I feel like the _value_ "trick" should also come for free: enum instances do have a _value_ attribute, type checkers already have to understand that the value assigned a member is assigned to that instance attribute, and _value_: int is the normal way to specify the type of an instance attribute. I would rather read (or write) a stub with _value_: int than one that uses RED = cast(int, ...) on every member definition.

hauntsaninja commented 6 months ago

(I agree the _value_ trick is a trick that makes sense. What I meant by "for free" was that neither users nor type checkers need to know anything more about enum to get the semantics Alex wanted to be able to express. I believe at the original time of posting, neither myself nor mypy nor pyright understood _value_ enough)

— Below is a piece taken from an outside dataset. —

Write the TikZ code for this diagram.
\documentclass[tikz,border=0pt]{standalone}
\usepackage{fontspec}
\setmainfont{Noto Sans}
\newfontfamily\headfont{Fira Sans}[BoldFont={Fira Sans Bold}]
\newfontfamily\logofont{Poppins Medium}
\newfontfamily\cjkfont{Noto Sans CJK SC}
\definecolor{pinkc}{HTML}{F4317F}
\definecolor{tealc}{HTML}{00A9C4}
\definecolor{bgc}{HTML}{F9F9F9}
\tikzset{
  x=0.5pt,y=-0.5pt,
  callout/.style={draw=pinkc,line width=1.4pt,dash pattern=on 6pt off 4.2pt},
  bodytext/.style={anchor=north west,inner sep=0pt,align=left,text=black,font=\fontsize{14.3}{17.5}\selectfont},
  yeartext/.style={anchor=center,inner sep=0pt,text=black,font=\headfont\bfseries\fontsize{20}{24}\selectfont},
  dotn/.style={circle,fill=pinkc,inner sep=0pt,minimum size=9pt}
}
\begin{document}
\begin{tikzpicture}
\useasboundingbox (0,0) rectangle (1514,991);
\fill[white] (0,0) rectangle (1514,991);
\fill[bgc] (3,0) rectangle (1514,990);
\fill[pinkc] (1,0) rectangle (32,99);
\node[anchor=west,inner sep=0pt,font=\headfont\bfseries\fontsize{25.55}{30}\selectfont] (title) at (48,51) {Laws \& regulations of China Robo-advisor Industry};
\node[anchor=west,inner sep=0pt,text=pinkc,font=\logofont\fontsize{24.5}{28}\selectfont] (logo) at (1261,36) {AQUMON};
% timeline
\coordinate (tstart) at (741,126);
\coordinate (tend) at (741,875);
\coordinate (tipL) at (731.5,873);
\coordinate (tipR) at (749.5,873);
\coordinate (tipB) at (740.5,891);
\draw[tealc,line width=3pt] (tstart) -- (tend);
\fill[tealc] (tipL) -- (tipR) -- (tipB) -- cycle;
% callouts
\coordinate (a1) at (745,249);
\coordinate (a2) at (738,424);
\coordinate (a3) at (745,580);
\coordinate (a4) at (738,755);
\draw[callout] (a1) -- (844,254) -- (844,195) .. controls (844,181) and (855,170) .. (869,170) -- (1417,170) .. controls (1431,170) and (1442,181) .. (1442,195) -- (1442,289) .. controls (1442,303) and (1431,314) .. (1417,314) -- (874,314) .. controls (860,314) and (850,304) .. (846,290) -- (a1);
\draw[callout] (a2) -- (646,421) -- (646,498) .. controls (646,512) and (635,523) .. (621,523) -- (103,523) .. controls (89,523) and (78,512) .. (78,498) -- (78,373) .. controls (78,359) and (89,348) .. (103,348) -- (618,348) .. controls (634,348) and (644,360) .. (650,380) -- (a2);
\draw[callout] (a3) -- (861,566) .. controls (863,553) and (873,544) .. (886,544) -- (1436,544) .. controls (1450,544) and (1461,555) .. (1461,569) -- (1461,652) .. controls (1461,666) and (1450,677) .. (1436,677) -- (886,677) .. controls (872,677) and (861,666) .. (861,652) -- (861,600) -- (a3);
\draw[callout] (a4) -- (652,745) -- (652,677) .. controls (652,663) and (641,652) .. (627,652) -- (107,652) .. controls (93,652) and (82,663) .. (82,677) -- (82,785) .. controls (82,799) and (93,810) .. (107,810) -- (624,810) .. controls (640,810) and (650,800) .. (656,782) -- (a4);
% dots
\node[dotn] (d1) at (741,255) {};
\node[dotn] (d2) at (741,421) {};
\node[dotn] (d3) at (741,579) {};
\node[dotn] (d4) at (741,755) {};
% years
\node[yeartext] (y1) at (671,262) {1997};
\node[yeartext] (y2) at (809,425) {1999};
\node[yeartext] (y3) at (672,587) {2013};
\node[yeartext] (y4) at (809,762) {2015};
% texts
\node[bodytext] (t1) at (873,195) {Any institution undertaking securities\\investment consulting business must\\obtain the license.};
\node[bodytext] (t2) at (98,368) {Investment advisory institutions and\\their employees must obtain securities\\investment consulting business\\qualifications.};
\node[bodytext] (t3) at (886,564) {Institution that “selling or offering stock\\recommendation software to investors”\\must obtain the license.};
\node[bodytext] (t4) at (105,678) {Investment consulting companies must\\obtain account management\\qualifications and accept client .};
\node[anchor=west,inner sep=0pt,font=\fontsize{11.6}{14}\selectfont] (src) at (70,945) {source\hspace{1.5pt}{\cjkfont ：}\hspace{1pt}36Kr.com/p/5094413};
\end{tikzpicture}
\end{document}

electric-coder commented 3 months ago

I agree that the enum module is too complicated and has too many features.

I disagree, the enum module is excellent and comes with a minimal feature set corresponding to the most commonly requested use cases on Stack Overflow. It's sound and if anything the typing tools have never caught up with even the most basic functionalities of the module.

Reading the spec that's being defined here I get a feeling it would have been adequate back in 2017 but in 2024 it's just lagging behind of most real world uses enum has.

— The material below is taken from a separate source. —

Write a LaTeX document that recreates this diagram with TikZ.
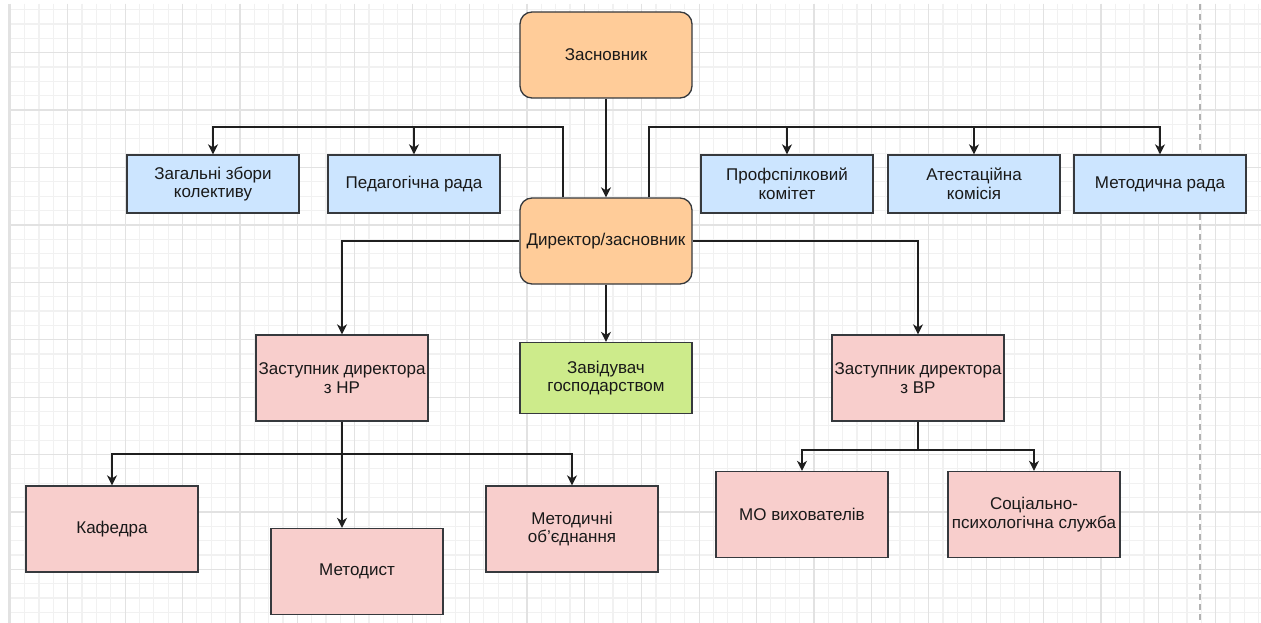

electric-coder commented 3 months ago
reveal_type(Sig.ABRT)  # mypy: Literal[Sig.ABRT]; pyright: int

pyright is wrong. It should obviously be:

reveal_type(Sig.ABRT)  # mypy: Literal[Sig.ABRT]
reveal_type(Sig.ABRT.value)  # mypy: int

Enum members are themselves types and instances of the defining class, so conflating the type of the value with the type of the member is by definition nonsense.

hauntsaninja commented 3 months ago

The example you're quoting is specifically about the behaviour in stubs. At runtime there will always be values associated with enum members.

I recommend reading the content of the spec and looking at the test cases in the conformance test suite. If after doing so you still have concerns you'd like to raise, I recommend doing so at discuss.python.org — this issue isn't really the right location to do so.